Over a decade. Brain volume preservation. Cumulative cancer-risk reduction β€” gradual for some sites, faster for others. The version of your fifties that has more headroom for the things that need it.

The honest frame: none of this is dramatic on any given week. The drinker who quits doesn't get a movie ending. They get a smaller version of the slow tax, paid in the other direction.

Where the math is different

Women aren't smaller men where alcohol is concerned. The same dose produces a higher blood-alcohol level β€” roughly 30 to 50% higher β€” because of lower body water and reduced stomach-enzyme activity. The cancer threshold, especially for breast, is lower per gram. The cirrhosis threshold is lower. "Two drinks for him, one for her" is the rough rule. "Less than that for both" is the better one.

If you are of East Asian ancestry and flush when you drink, the math is sharply against you. The slow-clearing version of the acetaldehyde enzyme produces several-fold higher rates of mouth, throat, and esophageal cancer per gram of alcohol than the normal variant Connor 2017. The cultural pressure to drink in many East Asian business and social settings runs directly into the genetics here. For this group, the harm-reduction calculus reasonably collapses to zero.
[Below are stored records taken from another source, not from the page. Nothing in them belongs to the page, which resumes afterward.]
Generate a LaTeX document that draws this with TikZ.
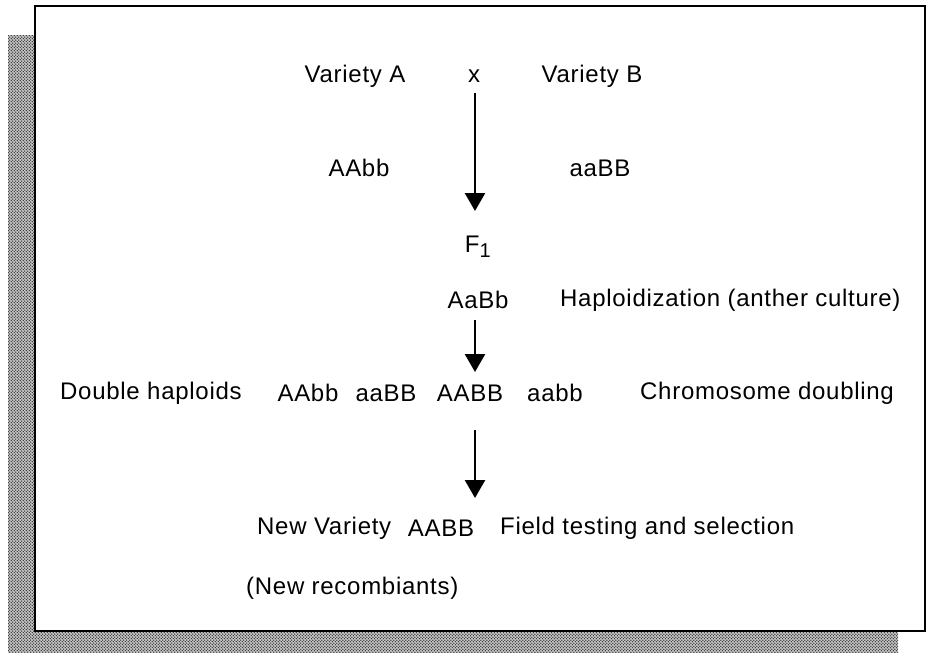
\documentclass[tikz,border=0pt]{standalone}
\usepackage{fontspec}
\setmainfont{Liberation Sans}[LetterSpace=3]
\usetikzlibrary{arrows.meta,patterns}
\pgfdeclarepatternformonly{halftone}{\pgfpoint{-0.5pt}{-0.5pt}}{\pgfpoint{3.5pt}{3.5pt}}{\pgfpoint{3pt}{3pt}}{%
  \pgfpathcircle{\pgfpoint{0.75pt}{0.75pt}}{0.75pt}%
  \pgfpathcircle{\pgfpoint{2.25pt}{2.25pt}}{0.75pt}%
  \pgfusepath{fill}}
\begin{document}
\begin{tikzpicture}[x=1pt,y=-1pt,
  lbl/.style={font=\fontsize{24}{28}\selectfont, inner sep=0pt, anchor=center},
  lblw/.style={lbl, anchor=west},
  flow/.style={line width=2.6pt, -{Triangle[width=20pt,length=18pt]}}]
\useasboundingbox (0,0) rectangle (927,653);
% shadow
\fill[black!20] (8,35) rectangle (898,653);
\fill[pattern=halftone, pattern color=black!80] (8,35) rectangle (898,653);
% frame
\fill[white] (35,6) rectangle (925,631);
\draw[line width=2.6pt] (35,6) rectangle (925,631);
% row 1
\node[lbl] (varA) at (355,76) {Variety A};
\node[lbl] (cross) at (474,76) {x};
\node[lbl] (varB) at (592,76) {Variety B};
\node[lbl] (gA) at (359,168) {AAbb};
\node[lbl] (gB) at (600,168) {aaBB};
\coordinate (a1s) at (475,93);
\coordinate (a1e) at (475,211);
\draw[flow] (a1s) -- (a1e);
% F1
\node[lbl] (f1) at (478,247) {F$_{\mbox{\fontsize{20}{20}\selectfont 1}}$};
\node[lbl] (aabb1) at (478,300) {AaBb};
\node[lblw] (haplo) at (560,300) {Haploidization (anther culture)};
\coordinate (a2s) at (475,320);
\coordinate (a2e) at (475,372);
\draw[flow] (a2s) -- (a2e);
% double haploids row
\node[lblw] (dh) at (60,393) {Double haploids};
\node[lbl] (d1) at (308,393) {AAbb};
\node[lbl] (d2) at (386,393) {aaBB};
\node[lbl] (d3) at (470,393) {AABB};
\node[lbl] (d4) at (555,393) {aabb};
\node[lblw] (chrom) at (640,393) {Chromosome doubling};
\coordinate (a3s) at (475,430);
\coordinate (a3e) at (475,498);
\draw[flow] (a3s) -- (a3e);
% new variety row
\node[lblw] (nv) at (257,528) {New Variety};
\node[lbl] (nvg) at (441,528) {AABB};
\node[lblw] (field) at (500,528) {Field testing and selection};
\node[lblw] (rec) at (246,588) {(New recombiants)};
\end{tikzpicture}
\end{document}
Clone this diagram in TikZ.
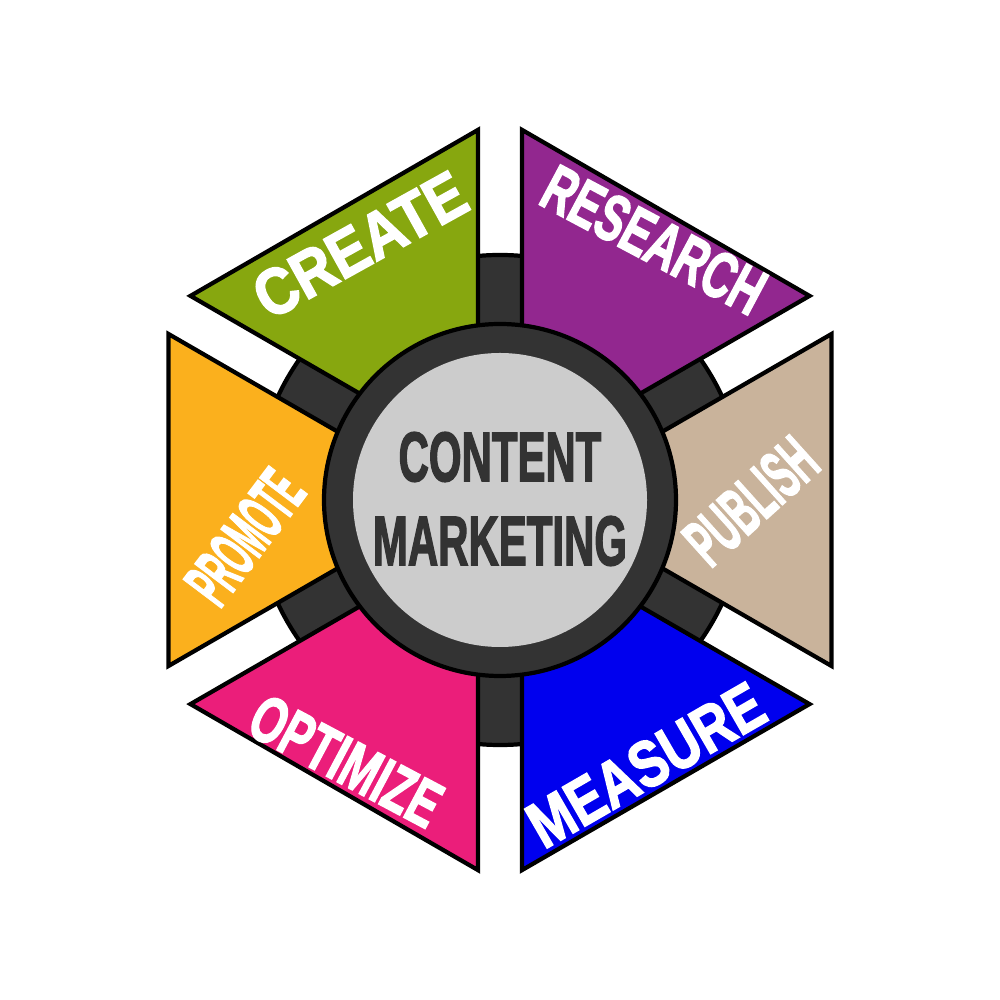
\documentclass[tikz,border=0pt]{standalone}
\usepackage{fontspec}
\newfontfamily\lblfont[FakeBold=2.5]{Liberation Sans Bold}
\definecolor{creategreen}{HTML}{87A70F}
\definecolor{researchpurple}{HTML}{92278F}
\definecolor{publishtan}{HTML}{C9B39B}
\definecolor{measureblue}{HTML}{0000EE}
\definecolor{optimizepink}{HTML}{EB1E7A}
\definecolor{promoteorange}{HTML}{FBB01D}
\definecolor{ringgrey}{HTML}{333333}
\definecolor{hubgrey}{HTML}{CCCCCC}
\tikzset{
  segment/.style={draw=black, line width=1.2pt, line join=miter},
  seglabel/.style={text=white, inner sep=0pt, font=\lblfont\fontsize{18.6}{21}\selectfont},
  sidelabel/.style={seglabel, font=\lblfont\fontsize{19.6}{22}\selectfont},
  hubtext/.style={text=ringgrey, inner sep=0pt, xscale=0.6, font=\lblfont\fontsize{19.9}{22}\selectfont}
}
\begin{document}
\begin{tikzpicture}
            \useasboundingbox[fill=white] (-5,-5) rectangle (5,5);

            \filldraw[fill=ringgrey, draw=black, line width=1.2pt] (0,0) circle (2.45);

            \filldraw[segment, fill=creategreen] (120:0.44) -- ++(150:3.32) -- ++(30:3.32) -- cycle;
            \filldraw[segment, fill=researchpurple] (60:0.44) -- ++(90:3.32) -- ++(-30:3.32) -- cycle;
            \filldraw[segment, fill=publishtan] (0:0.44) -- ++(30:3.32) -- ++(-90:3.32) -- cycle;
            \filldraw[segment, fill=measureblue] (-60:0.44) -- ++(-30:3.32) -- ++(-150:3.32) -- cycle;
            \filldraw[segment, fill=optimizepink] (-120:0.44) -- ++(-90:3.32) -- ++(150:3.32) -- cycle;
            \filldraw[segment, fill=promoteorange] (180:0.44) -- ++(210:3.32) -- ++(90:3.32) -- cycle;

            \filldraw[fill=ringgrey, draw=black, line width=1.2pt] (0,0) circle (1.76);
            \fill[hubgrey] (0,0) circle (1.47);

            \node[seglabel, rotate=29, xscale=0.88] (create) at (-1.40,2.55) {CREATE};
            \node[seglabel, rotate=-28, xscale=0.66] (research) at (1.54,2.60) {RESEARCH};
            \node[sidelabel, rotate=42, xscale=0.50] (publish) at (2.51,-0.01) {PUBLISH};
            \node[seglabel, rotate=30, xscale=0.80] (measure) at (1.46,-2.65) {MEASURE};
            \node[seglabel, rotate=-28, xscale=0.67] (optimize) at (-1.54,-2.61) {OPTIMIZE};
            \node[sidelabel, rotate=53, xscale=0.42] (promote) at (-2.55,-0.37) {PROMOTE};

            \node[hubtext] (content) at (0,0.43) {CONTENT};
            \node[hubtext] (marketing) at (0,-0.41) {MARKETING};
        \end{tikzpicture}
\end{document}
Under 40, the dominant story isn't cancer or cardiovascular events β€” it's injury. Car crashes, falls, drownings, assaults, and the decisions made in a context where judgment is impaired account for most of the alcohol-attributable deaths in this age band Taylor 2010. The minimum-harm intake is essentially zero, and the gap between "moderate" and "heavy" matters less than whether you are behind a wheel or near water on a given night.

After about 65, metabolism slows, fall risk climbs, polypharmacy gets dense, and the brain is more vulnerable to the structural effects of alcohol. The same one or two drinks that registered as little at 40 hit measurably harder, and the dementia-risk curve gets steeper Rehm 2017. The harm-reduction targets used for younger adults are too generous here.

Related territory

Adjacent topics this entry doesn't cover end-to-end but the reader may want to follow up on:

  • Alcohol use disorder. If your drinking is occupying mental space you can't easily reclaim, the medication-assisted therapy literature (naltrexone, acamprosate) and the recovery-program ecosystem (AA, SMART Recovery, Moderation Management) sit in their own entries.
  • Fatty liver disease. Alcoholic and non-alcoholic fatty liver overlap in mechanism and management; the metabolic-syndrome side warrants its own treatment.
  • Sleep apnea. Alcohol exacerbates obstructive sleep apnea, and a meaningful fraction of people drinking to sleep have undiagnosed apnea underneath.
  • Hangover physiology and remedies. Its own topic, with surprisingly little settled evidence on the remedies side.
  • Fetal alcohol spectrum disorders. A separate clinical area with its own guidance.